Learn the art of being aware, our success depends upon our power to perceive, to observe, and to know. Keen observation is a chief factor in the success of all great businessmen, executives, artists and military leaders. Men and women go about the world unaware of the beauty, the goodness, and the glories in it. A greater poverty than that caused by lack of money is the poverty of unawareness.

Helen Keller said, hear the music of voices, the song of a bird, the mighty strains of an orchestra, as if you would be stricken deaf tomorrow. Touch each object you want to touch as if tomorrow your tactile sense would fail. Smell the perfume of flowers, taste with relish each morsel, as if tomorrow you could never smell and taste again. Make the most of every sense; glory in all the facets of pleasure and beauty which the world reveals to you through the several means of contact which nature provides. But of all the senses, sight must be the most delightful. As you open your awareness, life will improve of itself, you won’t even have to try. 

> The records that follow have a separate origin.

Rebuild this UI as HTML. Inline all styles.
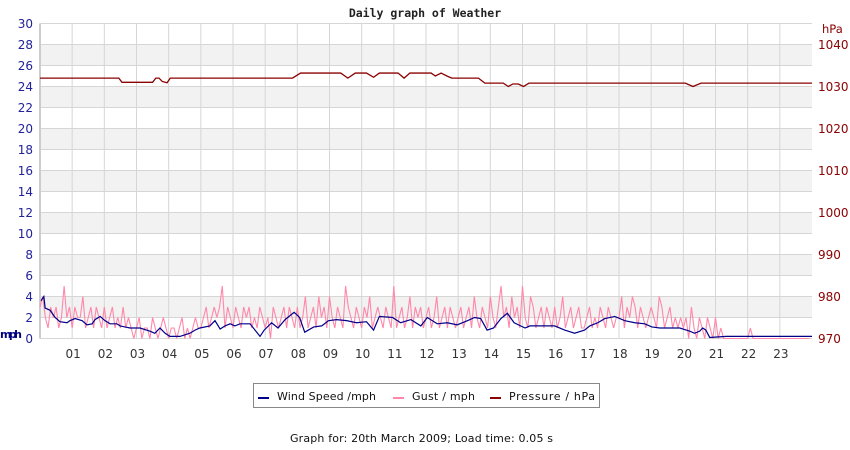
<!DOCTYPE html>
<html><head><meta charset="utf-8"><style>
html,body{margin:0;padding:0;background:#fff;}
svg{display:block;font-family:"DejaVu Sans","Liberation Sans",sans-serif;}
</style></head><body>
<svg id="chart" width="850" height="450" viewBox="0 0 850 450" xmlns="http://www.w3.org/2000/svg">
<text x="425" y="17" text-anchor="middle" font-family="DejaVu Sans Mono, Liberation Mono, monospace" font-weight="bold" font-size="11.5" fill="#222">Daily graph of Weather</text>
<g id="bands"></g>
<g id="grid"></g>
<g id="yleft"></g>
<g id="yright"></g>
<g id="xaxis"></g>
<text x="0" y="338" font-size="11" font-weight="bold" fill="#00007f" textLength="22">mph</text>
<text x="822" y="33" font-size="11.5" fill="#8b0000">hPa</text>
<g id="series"></g>
<g>
<rect x="253.5" y="383.5" width="346" height="24" fill="#fff" stroke="#888"/>
<rect x="258" y="397" width="11" height="2" fill="#00008b"/>
<text x="277" y="400" font-size="11" fill="#111" textLength="99">Wind Speed /mph</text>
<rect x="393" y="397" width="11" height="2" fill="#ff88aa"/>
<text x="412" y="400" font-size="11" fill="#111" textLength="63">Gust / mph</text>
<rect x="490" y="397" width="11" height="2" fill="#8b0000"/>
<text x="509" y="400" font-size="11" fill="#111" textLength="86">Pressure / hPa</text>
</g>
<text x="290" y="442" font-size="11" fill="#111" textLength="263">Graph for: 20th March 2009; Load time: 0.05 s</text>
</svg>
<script>
const hourLabels = ["01","02","03","04","05","06","07","08","09","10","11","12","13","14","15","16","17","18","19","20","21","22","23"];
const mphTicks = [0,2,4,6,8,10,12,14,16,18,20,22,24,26,28,30];
const hpaTicks = [970,980,990,1000,1010,1020,1030,1040];
const pressureTimes = [0,2.45,2.55,3.5,3.6,3.7,3.8,3.95,4.05,7.85,8.1,9.35,9.57,9.8,10.15,10.37,10.55,11.13,11.32,11.5,12.16,12.29,12.47,12.65,12.8,13.63,13.83,14.4,14.56,14.7,14.87,15.03,15.2,20.06,20.3,20.55,24];
const pressureValues = [1032,1032,1031,1031,1032,1032,1031.2,1030.9,1032,1032,1033.2,1033.2,1032,1033.2,1033.2,1032.2,1033.2,1033.2,1032,1033.2,1033.2,1032.5,1033.2,1032.5,1032,1032,1030.8,1030.8,1030,1030.6,1030.6,1030,1030.8,1030.8,1030,1030.8,1030.8];
const windTimes = [0.03,0.12,0.16,0.31,0.47,0.62,0.84,0.93,1.09,1.31,1.46,1.62,1.71,1.87,2.02,2.18,2.39,2.49,2.8,3.11,3.42,3.57,3.73,3.89,4.04,4.35,4.66,4.82,4.97,5.28,5.44,5.6,5.75,5.91,6.06,6.22,6.53,6.84,6.97,7.2,7.4,7.62,7.9,8.07,8.23,8.51,8.76,8.97,9.22,9.53,9.84,10.15,10.37,10.55,10.96,11.21,11.53,11.84,12.04,12.35,12.66,12.97,13.29,13.51,13.7,13.9,14.1,14.33,14.53,14.74,15.08,15.23,15.48,15.7,16.0,16.31,16.62,16.93,17.09,17.34,17.56,17.87,18.18,18.49,18.8,19.02,19.27,19.58,19.89,20.2,20.35,20.51,20.6,20.7,20.82,21.33,24];
const windValues = [3.6,4.0,2.9,2.7,2.0,1.6,1.5,1.7,1.9,1.7,1.3,1.4,1.8,2.1,1.7,1.4,1.4,1.2,1.0,1.0,0.7,0.5,1.0,0.5,0.2,0.2,0.5,0.8,1.0,1.2,1.7,0.9,1.2,1.4,1.2,1.4,1.4,0.2,0.8,1.5,1.0,1.8,2.5,2.0,0.6,1.1,1.2,1.7,1.8,1.7,1.5,1.6,0.8,2.1,2.0,1.5,1.8,1.2,2.0,1.4,1.5,1.3,1.7,2.0,1.9,0.8,1.0,1.9,2.4,1.5,1.0,1.2,1.2,1.2,1.2,0.8,0.5,0.8,1.2,1.5,1.9,2.1,1.7,1.5,1.4,1.1,1.0,1.0,1.0,0.7,0.5,0.7,1.0,0.8,0.1,0.2,0.2];
const gustValues = [
3,4,2,1,3,2,3,1,2,5,2,3,
1,3,2,2,4,1,2,3,1,3,2,1,
3,1,2,3,1,2,1,3,1,2,1,0,
1,2,0,1,1,0,2,1,0,1,2,1,
0,1,1,0,1,2,0,1,0,1,2,1,
1,2,3,1,2,3,2,3,5,1,3,2,
1,3,2,1,3,2,3,1,2,1,3,2,
1,2,0,3,2,1,2,3,1,3,2,1,
3,1,2,4,1,2,3,1,4,2,3,1,
4,2,1,3,2,1,5,3,2,1,3,2,
1,3,2,4,1,2,3,2,1,3,2,1,
5,1,2,3,1,2,4,1,3,2,3,1,
2,3,1,2,4,1,2,3,1,3,2,1,
2,3,1,2,3,1,4,2,1,3,2,1,
4,2,1,3,5,2,3,1,4,2,3,1,
5,2,1,4,3,1,2,3,1,3,2,1,
3,1,2,4,1,2,3,1,2,3,1,1,
2,3,1,2,1,3,2,1,3,2,1,2,
2,4,1,3,2,4,3,1,3,2,1,2,
3,2,1,4,3,1,2,3,1,2,1,2,
1,2,0,3,1,0,2,1,0,2,1,0,
2,0,1,0,0,0,0,0,0,0,0,0,
0,1,0,0,0,0,0,0,0,0,0,0,
0,0,0,0,0,0,0,0,0,0,0,0];
const gustStep = 1/12;

const NS="http://www.w3.org/2000/svg";
const L=40, R=812, T=23.5, B=338.5;
const x = h => L + h*(R-L)/24;
const yM = v => B - v*(B-T)/30;
const yP = p => yM((p-970)/2.5);
function mk(tag, attrs, parent){const e=document.createElementNS(NS,tag);for(const k in attrs)e.setAttribute(k,attrs[k]);parent.appendChild(e);return e;}
const bands=document.getElementById('bands'), grid=document.getElementById('grid');
for(let v=2; v<30; v+=4){
  const r=mk('rect',{x:L,y:yM(v+2),width:R-L,height:yM(v)-yM(v+2),fill:'#f2f2f2'},bands);
  
  
}
mphTicks.forEach(v=>{
  const ln=mk('line',{x1:L,x2:R,y1:yM(v),y2:yM(v),stroke:'#d6d6d6','stroke-width':1},grid);
  
  
});
for(let h=1; h<24; h++){
  const ln=mk('line',{x1:x(h),x2:x(h),y1:T,y2:B,stroke:'#d6d6d6','stroke-width':1},grid);
  
  
}
const la=mk('line',{x1:L,x2:L,y1:T,y2:B,stroke:'#cccccc','stroke-width':2},grid);


const yl=document.getElementById('yleft');
mphTicks.forEach(v=>{
  const t=mk('text',{x:33,y:yM(v)+4.5,'text-anchor':'end','font-size':12,fill:'#22229a'},yl);
  t.textContent=v;
  
  
});
const yr=document.getElementById('yright');
hpaTicks.forEach(p=>{
  const t=mk('text',{x:818,y:yP(p)+4.5,'font-size':12,fill:'#8b0000'},yr);
  t.textContent=p;
  
  
});
const xa=document.getElementById('xaxis');
hourLabels.forEach((lab,i)=>{
  const t=mk('text',{x:x(i+1)+1,y:358,'text-anchor':'middle','font-size':12,fill:'#333'},xa);
  t.textContent=lab;
  
  
});
const s=document.getElementById('series');
const gp=gustValues.map((v,i)=>x(i*gustStep)+','+yM(v)).join(' ');
const g=mk('polyline',{points:gp,fill:'none',stroke:'#ff88aa','stroke-width':1.1},s);


const wp=windTimes.map((t,i)=>x(t)+','+yM(windValues[i])).join(' ');
const w=mk('polyline',{points:wp,fill:'none',stroke:'#00008b','stroke-width':1.2},s);


const pp=pressureTimes.map((t,i)=>x(t)+','+yP(pressureValues[i])).join(' ');
const p=mk('polyline',{points:pp,fill:'none',stroke:'#8b0000','stroke-width':1.3},s);


</script>
</body></html>
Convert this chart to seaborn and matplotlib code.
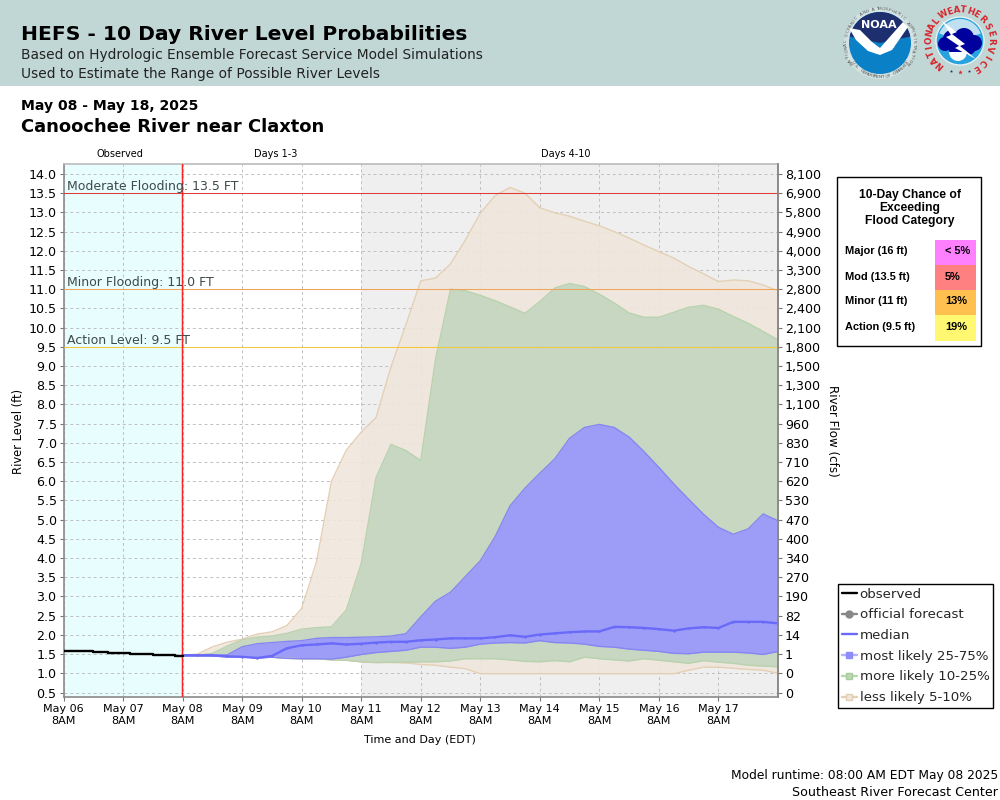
import numpy as np
import pandas as pd
import seaborn as sns
import matplotlib
matplotlib.use("Agg")
import matplotlib.pyplot as plt
from matplotlib.lines import Line2D
from matplotlib.patches import Rectangle, Circle, Polygon, Wedge

day_labels = ["May 06", "May 07", "May 08", "May 09", "May 10", "May 11",
              "May 12", "May 13", "May 14", "May 15", "May 16", "May 17"]
level_ticks = [0.5, 1.0, 1.5, 2.0, 2.5, 3.0, 3.5, 4.0, 4.5, 5.0, 5.5, 6.0, 6.5, 7.0,
               7.5, 8.0, 8.5, 9.0, 9.5, 10.0, 10.5, 11.0, 11.5, 12.0, 12.5, 13.0, 13.5, 14.0]
flow_labels = ["0", "0", "1", "14", "82", "190", "270", "340", "400", "470", "530", "620",
               "710", "830", "960", "1,100", "1,300", "1,500", "1,800", "2,100", "2,400",
               "2,800", "3,300", "4,000", "4,900", "5,800", "6,900", "8,100"]

obs_days = [0, .125, .25, .375, .5, .625, .75, .875, 1, 1.125, 1.25, 1.375, 1.5, 1.625, 1.75, 1.875, 2]
obs_level = [1.59, 1.59, 1.59, 1.58, 1.56, 1.55, 1.53, 1.53, 1.53, 1.5, 1.5, 1.5, 1.48, 1.48, 1.48, 1.46, 1.46]

fc_days = [2, 2.25, 2.5, 2.75, 3, 3.25, 3.5, 3.75, 4, 4.25, 4.5, 4.75, 5, 5.25, 5.5, 5.75, 6, 6.25, 6.5, 6.75,
           7, 7.25, 7.5, 7.75, 8, 8.25, 8.5, 8.75, 9, 9.25, 9.5, 9.75, 10, 10.25, 10.5, 10.75, 11, 11.25, 11.5, 11.75, 12]
tan_top = [1.47, 1.5, 1.69, 1.81, 1.89, 2.02, 2.08, 2.24, 2.69, 3.91, 6.0, 6.81, 7.28, 7.66, 8.98, 10.07,
           11.22, 11.29, 11.66, 12.28, 12.98, 13.44, 13.65, 13.5, 13.12, 12.99, 12.9, 12.77, 12.65, 12.5, 12.33,
           12.15, 11.98, 11.81, 11.59, 11.4, 11.2, 11.24, 11.22, 11.11, 10.96]
green_top = [1.47, 1.47, 1.52, 1.71, 1.87, 1.94, 1.97, 2.04, 2.15, 2.19, 2.21, 2.65, 3.86, 6.1, 6.96, 6.8, 6.54, 9.2,
             11.0, 10.96, 10.84, 10.7, 10.54, 10.37, 10.68, 11.03, 11.15, 11.07, 10.87, 10.64, 10.38, 10.27, 10.27,
             10.4, 10.53, 10.58, 10.48, 10.29, 10.11, 9.9, 9.68]
blue_top = [1.47, 1.47, 1.47, 1.48, 1.69, 1.77, 1.80, 1.83, 1.85, 1.91, 1.93, 1.93, 1.94, 1.95, 1.97, 2.03,
            2.47, 2.88, 3.11, 3.52, 3.93, 4.56, 5.36, 5.82, 6.21, 6.58, 7.12, 7.4, 7.48, 7.4, 7.15, 6.77, 6.36,
            5.93, 5.53, 5.14, 4.8, 4.62, 4.76, 5.15, 4.97]
median = [1.47, 1.47, 1.47, 1.44, 1.43, 1.40, 1.45, 1.65, 1.73, 1.75, 1.78, 1.75, 1.77, 1.8, 1.82, 1.82,
          1.86, 1.88, 1.91, 1.91, 1.91, 1.94, 1.99, 1.95, 2.01, 2.04, 2.07, 2.09, 2.09, 2.21, 2.2, 2.18, 2.15,
          2.11, 2.17, 2.2, 2.18, 2.34, 2.34, 2.34, 2.3]
blue_bot = [1.45, 1.45, 1.45, 1.43, 1.43, 1.40, 1.42, 1.39, 1.38, 1.38, 1.37, 1.42, 1.49, 1.54, 1.57, 1.6,
            1.68, 1.68, 1.65, 1.68, 1.76, 1.79, 1.8, 1.79, 1.85, 1.8, 1.79, 1.76, 1.70, 1.68, 1.63, 1.6, 1.57,
            1.52, 1.51, 1.55, 1.55, 1.55, 1.53, 1.49, 1.57]
green_bot = [1.45, 1.45, 1.45, 1.43, 1.43, 1.40, 1.42, 1.39, 1.38, 1.38, 1.35, 1.34, 1.30, 1.28, 1.29, 1.29,
             1.30, 1.30, 1.32, 1.38, 1.38, 1.38, 1.35, 1.31, 1.30, 1.33, 1.30, 1.42, 1.38, 1.35, 1.32, 1.38, 1.34,
             1.30, 1.26, 1.33, 1.29, 1.26, 1.21, 1.19, 1.17]
tan_bot = [1.45, 1.45, 1.45, 1.43, 1.43, 1.40, 1.42, 1.39, 1.38, 1.38, 1.35, 1.34, 1.30, 1.28, 1.28, 1.27,
           1.23, 1.21, 1.16, 1.12, .99, .99, .99, .99, .99, .99, .99, .99, .99, .99, .99, .99, .99, .99,
           1.08, 1.16, 1.16, 1.13, 1.1, 1.08, 1.0]

thresholds = [13.5, 11.0, 9.5]
threshold_labels = ["Moderate Flooding: 13.5 FT", "Minor Flooding: 11.0 FT", "Action Level: 9.5 FT"]
threshold_colors = ["#E03A3A", "#F0A45A", "#F2C83C"]

cat_names = ["Major (16 ft)", "Mod (13.5 ft)", "Minor (11 ft)", "Action (9.5 ft)"]
cat_chance = ["< 5%", "5%", "13%", "19%"]
cat_colors = ["#FF80FF", "#FF8080", "#FFC050", "#FFF870"]

sns.set_theme(style="white")
plt.rcParams["font.family"] = ["DejaVu Sans"]

TAN, GREEN, BLUE, BLUE_LINE = "#F0E7DB", "#C2D5BF", "#9895FF", "#6A6AFA"
df = pd.DataFrame({"day": fc_days, "median": median})
obs = pd.DataFrame({"day": obs_days, "level": obs_level})

fig = plt.figure(figsize=(10, 8), dpi=100, facecolor="white")

# page layer in pixel units
bg = fig.add_axes([0, 0, 1, 1], zorder=0)
bg.set_xlim(0, 1000); bg.set_ylim(800, 0); bg.axis("off")
bg.add_patch(Rectangle((0, 0), 1000, 86, fc="#C1D7D5", ec="none"))
BLK = "#000000"
bg.text(21, 40, "HEFS - 10 Day River Level Probabilities", fontsize=14.6, fontweight="bold", color=BLK, va="baseline")
bg.text(21, 59, "Based on Hydrologic Ensemble Forecast Service Model Simulations", fontsize=9.93, color="#222222", va="baseline")
bg.text(21, 78, "Used to Estimate the Range of Possible River Levels", fontsize=9.93, color="#222222", va="baseline")
bg.text(21, 110, "May 08 - May 18, 2025", fontsize=10.1, fontweight="bold", color=BLK, va="baseline")
bg.text(21, 132, "Canoochee River near Claxton", fontsize=12.9, fontweight="bold", color=BLK, va="baseline")
for cx, s in [(120, "Observed"), (276, "Days 1-3"), (566, "Days 4-10")]:
    bg.text(cx, 154, s, fontsize=7, ha="center", va="center", color=BLK)
bg.text(420, 740, "Time and Day (EDT)", fontsize=8, ha="center", va="center", color=BLK)
bg.text(19, 431, "River Level (ft)", fontsize=8.3, rotation=90, ha="center", va="center", color=BLK)
bg.text(832, 431, "River Flow (cfs)", fontsize=8.6, rotation=270, ha="center", va="center", color=BLK)
bg.text(998, 776, "Model runtime: 08:00 AM EDT May 08 2025", fontsize=8.85, ha="right", va="center", color=BLK)
bg.text(998, 792, "Southeast River Forecast Center", fontsize=9.05, ha="right", va="center", color=BLK)


def ring_text(text, cx, cy, r, start, end, size, color, weight="normal", inward=False):
    angs = np.linspace(start, end, len(text))
    for ch, a in zip(text, angs):
        t = np.deg2rad(a)
        bg.text(cx + r * np.sin(t), cy - r * np.cos(t), ch, fontsize=size, color=color, fontweight=weight,
                rotation=-a + 180 if inward else -a, ha="center", va="center", rotation_mode="anchor")


# NOAA logo
nx, ny = 880, 43
bg.add_patch(Circle((nx, ny), 36, fc="#D3E2E2", ec="none"))
bg.add_patch(Circle((nx, ny), 31, fc="#0A80C6", ec="none"))
bg.add_patch(Wedge((nx, ny), 31, 192, 348, fc="#1D2F6F", ec="none"))
bg.add_patch(Polygon([(849, 28), (860, 30), (872, 42), (880, 48), (903, 22), (908, 27), (892, 50),
                      (880, 55), (868, 51), (856, 40)], closed=True, fc="white", ec="none"))
bg.add_patch(Polygon([(872, 50), (895, 47), (877, 54)], closed=True, fc="white", ec="none"))
bg.text(nx - 1, 25, "NOAA", fontsize=8, fontweight="bold", color="white", ha="center", va="center")
ring_text("NATIONAL OCEANIC AND ATMOSPHERIC ADMINISTRATION", nx, ny, 34, -125, 125, 3.2, "#555555")
ring_text("U.S. DEPARTMENT OF COMMERCE", nx, ny, 34, 235, 125, 3.2, "#555555", inward=True)

# NWS logo
wx, wy = 960, 41
bg.add_patch(Circle((wx, wy), 24, fc="#29A3E0", ec="#E8F2F2", lw=1))
bg.add_patch(Wedge((wx, wy), 22, 200, 340, fc="#BFE0F0", ec="none"))
for dx, dy, r in [(-15, 3, 7), (-8, -2, 9), (4, -3, 10), (14, 2, 8), (-4, 6, 8), (8, 6, 8)]:
    bg.add_patch(Circle((wx + dx, wy + dy), r, fc="#00009C", ec="none"))
bg.add_patch(Wedge((wx - 2, wy + 11), 9, 0, 180, fc="white", ec="none"))
bg.add_patch(Polygon([(942, 21), (957, 32), (952, 34), (965, 44), (960, 46), (976, 59), (955, 48), (959, 46), (946, 37), (951, 35)],
                     closed=True, fc="white", ec="none"))
ring_text("NATIONAL", wx, wy, 31, -140, -50, 6.2, "#D8232A", "bold")
ring_text("WEATHER", wx, wy, 31, -32, 45, 6.2, "#D8232A", "bold")
ring_text("SERVICE", wx, wy, 31, 62, 148, 6.2, "#D8232A", "bold")
for dx, c in [(-9, "#1D2F6F"), (0, "#D8232A"), (9, "#1D2F6F")]:
    bg.scatter([wx + dx], [wy + 31 - abs(dx) * .1], s=6 if dx else 12, marker="*", color=c, linewidths=0)

# flood-category table
bg.add_patch(Rectangle((836.5, 176.5), 144, 169, fc="white", ec="black", lw=1))
for i, s in enumerate(["10-Day Chance of", "Exceeding", "Flood Category"]):
    bg.text(910, 195 + 13 * i, s, fontsize=8.7, fontweight="bold", family="Liberation Sans", ha="center", va="center", color=BLK)
for i, (n, c, col) in enumerate(zip(cat_names, cat_chance, cat_colors)):
    y0 = 240 + 25 * i
    bg.add_patch(Rectangle((935, y0), 41, 25 if i < 3 else 26, fc=col, ec="none"))
    bg.text(845, y0 + 11.5, n, fontsize=7.9, fontweight="bold", family="Liberation Sans", va="center", color=BLK)
    bg.text(945, y0 + 11.5, c, fontsize=7.9, fontweight="bold", family="Liberation Sans", va="center", color=BLK)

# main plot
ax = fig.add_axes([0.0635, 103 / 800, 0.7145, 533 / 800], zorder=2)
ax.set_facecolor("none")
ax.set_xlim(0, 12)
ax.set_ylim(0.383, 14.26)
ax.axvspan(0, 2, color="#E8FDFD", lw=0, zorder=0.1)
ax.axvspan(5, 12, color="#EFEFEF", lw=0, zorder=0.1)

ax.fill_between(fc_days, tan_bot, tan_top, color=TAN, alpha=.88, lw=0, zorder=2)
ax.fill_between(fc_days, green_bot, green_top, color=GREEN, alpha=.88, lw=0, zorder=2.1)
ax.fill_between(fc_days, blue_bot, blue_top, color=BLUE, alpha=.88, lw=0, zorder=2.2)
for series, col, z in [(tan_top, "#E5CFB5", 2.3), (tan_bot, "#E5CFB5", 2.3), (green_top, "#B8D2AE", 2.4),
                       (green_bot, "#B8D2AE", 2.4), (blue_top, "#8686F2", 2.5), (blue_bot, "#8686F2", 2.5)]:
    sns.lineplot(x=fc_days, y=series, ax=ax, color=col, lw=1.0, zorder=z, errorbar=None)
sns.lineplot(data=df, x="day", y="median", ax=ax, color=BLUE_LINE, lw=1.7, zorder=3, errorbar=None,
             marker="o", markersize=1.8, markeredgewidth=0)
sns.lineplot(data=obs, x="day", y="level", ax=ax, color="black", lw=1.7, zorder=4, errorbar=None,
             drawstyle="steps-post")

for v, s, c in zip(thresholds, threshold_labels, threshold_colors):
    ax.axhline(v, color=c, lw=.75, zorder=3.5)
    ax.text(0.06, v - 0.005, s, fontsize=9.0, color="#3F4A4A", va="bottom", ha="left", zorder=5)
ax.axvline(1.995, color="#FF2020", lw=1.05, zorder=3.6)

ax.set_xlabel(""); ax.set_ylabel("")
ax.set_xticks(range(len(day_labels)))
ax.set_xticklabels([d + "\n8AM" for d in day_labels], fontsize=8, linespacing=1.2, color="black")
ax.set_yticks(level_ticks)
ax.set_yticklabels(["%.1f" % v for v in level_ticks], fontsize=9.1, color="black")
ax.grid(True, color="#C0C0C0", ls=(0, (3, 3)), lw=.7)
ax.set_axisbelow(True)
for side in ax.spines:
    ax.spines[side].set_color("#8A8A8A"); ax.spines[side].set_linewidth(1.2)
ax.spines["top"].set_color("#BBBBBB")
ax.tick_params(axis="both", length=3, width=.8, color="#777777", pad=2, left=True, bottom=True)

ax2 = ax.twinx()
ax2.set_ylim(ax.get_ylim())
ax2.set_yticks(level_ticks)
ax2.set_yticklabels(flow_labels, fontsize=9.1, color="black")
ax2.tick_params(axis="y", length=3, width=.8, color="#777777", pad=2, right=True)
ax2.set_ylabel(""); ax2.grid(False)
for side in ax2.spines:
    ax2.spines[side].set_visible(False)
ax2.spines["right"].set_visible(True); ax2.spines["right"].set_color("#8A8A8A"); ax2.spines["right"].set_linewidth(1.2)

handles = [
    Line2D([], [], color="black", lw=1.7),
    Line2D([], [], color="#888888", lw=1.7, marker="o", ms=5),
    Line2D([], [], color=BLUE_LINE, lw=1.7),
    Line2D([], [], color="#B0B0FF", lw=1.7, marker="s", ms=5, mfc="#8C8CFA", mec="#8C8CFA"),
    Line2D([], [], color="#B8D8B0", lw=1.7, marker="s", ms=5, mfc="#BDD6B2", mec="#A8CC9E"),
    Line2D([], [], color="#E5CFB5", lw=1.7, marker="s", ms=5, mfc="#F0E6DA", mec="#E2CDB4"),
]
names = ["observed", "official forecast", "median", "most likely 25-75%", "more likely 10-25%", "less likely 5-10%"]
leg = fig.legend(handles, names, loc="upper left", bbox_to_anchor=(837.5 / 1000, 1 - 583.5 / 800), fontsize=9.6,
                 frameon=True, fancybox=False, edgecolor="black", framealpha=1, handlelength=1.15, handletextpad=.2,
                 labelspacing=.58, borderpad=.3, borderaxespad=0)
leg.get_frame().set_linewidth(1)
leg.set_zorder(10)

fig.savefig("out.png", dpi=100)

Seven men went through a field, one after another. One was a  farmer, he saw only the grass; the next was an astronomer, he saw the horizon and the stars; the physician noticed  the standing water and suspected malaria; he was followed by a soldier, who glanced over the ground, found it easy to  hold, and saw in a moment how the troops could be disposed; then came the geologist, who noticed the boulders and the sandy soil; after him came the real-estate broker, who pondered how the  line of the house lots should run, where would be the drive-way, and the  stables. The poet admired the shadows cast by some trees, and still more the music of some thrushes and meadow lark.